The lenders say that allowing cities to sue is far too wide an interpretation of the Fair Housing Act. They also argue, in their motions to dismiss the lawsuits, that they issued high-interest loans to help minority borrowers who might not otherwise be able to buy homes.
“The claims in the lawsuits really don’t reflect how we approach our lending business and our commitment to the communities in which we do business,” Goyda told me.
In the petition now before the Supreme Court, the U.S. Chamber of Commerce filed an amicus brief siding with the banks, arguing that the municipalities were not discriminated against and that their injuries are not related to whether the lenders discriminated on the base of race.
“By extending Fair Housing Act remedies to municipalities that have allegedly suffered remote and conjectural economic harms—such as a diminution of their tax base—the Eleventh Circuit has exposed lending institutions to virtually boundless liability,” the Chamber’s brief says.
Peck disagrees. “It was foreseeable that the city would get injured by this and as a result, they plainly have standing,” Peck told me. “They're suing for lost property taxes, and the costs of remediating neighborhoods as the result of foreclosures because of lending policies that predictably resulted in foreclosure.”
The Supreme Court has shown that it is open to interpreting the Fair Housing Act relatively broadly. In its Inclusive Communities decision last year, it upheld the disparate-impact standard and said that suits under it could be brought under the Fair Housing Act, which meant that people did not have to prove discrimination was intentional, just that it occurred, to bring a case.
But, if the Court finds that the cities do not have standing, the question will remain: Who can hold lenders accountable for their practices during the mid 2000s? So far, doing so has been difficult. Most of the civil lawsuits have been brought by investors who bought the bad home loans, not by the people who actually lost their homes or were targeted with predatory loans, according to Stuart Rossman, the Director of Litigation at the National Consumer Law Center.
That’s because it’s hard, as an individual, to bring lawsuits against banks with deep pockets and lots of experience litigating. Most people wouldn’t recoup enough from a lawsuit to make it worthwhile. And filing a lawsuit against the banks only became more difficult after a 2011 Supreme Court decision that set a higher standard for who could form a class to bring class-action lawsuits. The National Consumer Law Center had 11 lawsuits against subprime lenders under the Fair Housing Act, and “the entire group cratered” after that decision, known as the Dukes decision, came down, Rossman said.

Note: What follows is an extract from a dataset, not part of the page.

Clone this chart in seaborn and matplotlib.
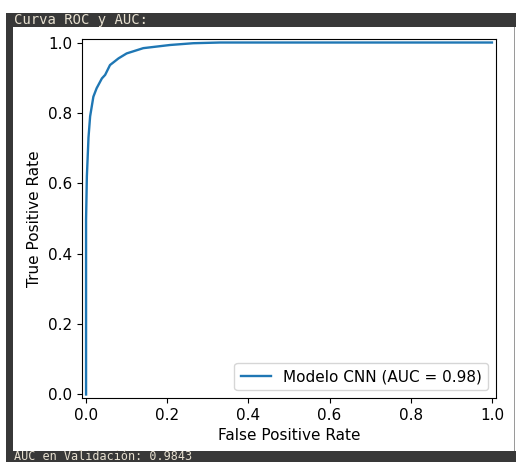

If municipalities aren’t allowed to bring these suits under the Fair Housing Act, it will fall to the Justice Department and the Justice Department alone to try and bring suits against the banks, according to Rossman. The Civil Rights Division of the Justice Department has already brought some lawsuits, but just a few, and civil rights advocates say the ensuing settlements haven’t gone far enough in holding the banks accountable. The cities are trying to pick up some of the slack. But whether they’ll be able to do so is up to the courts.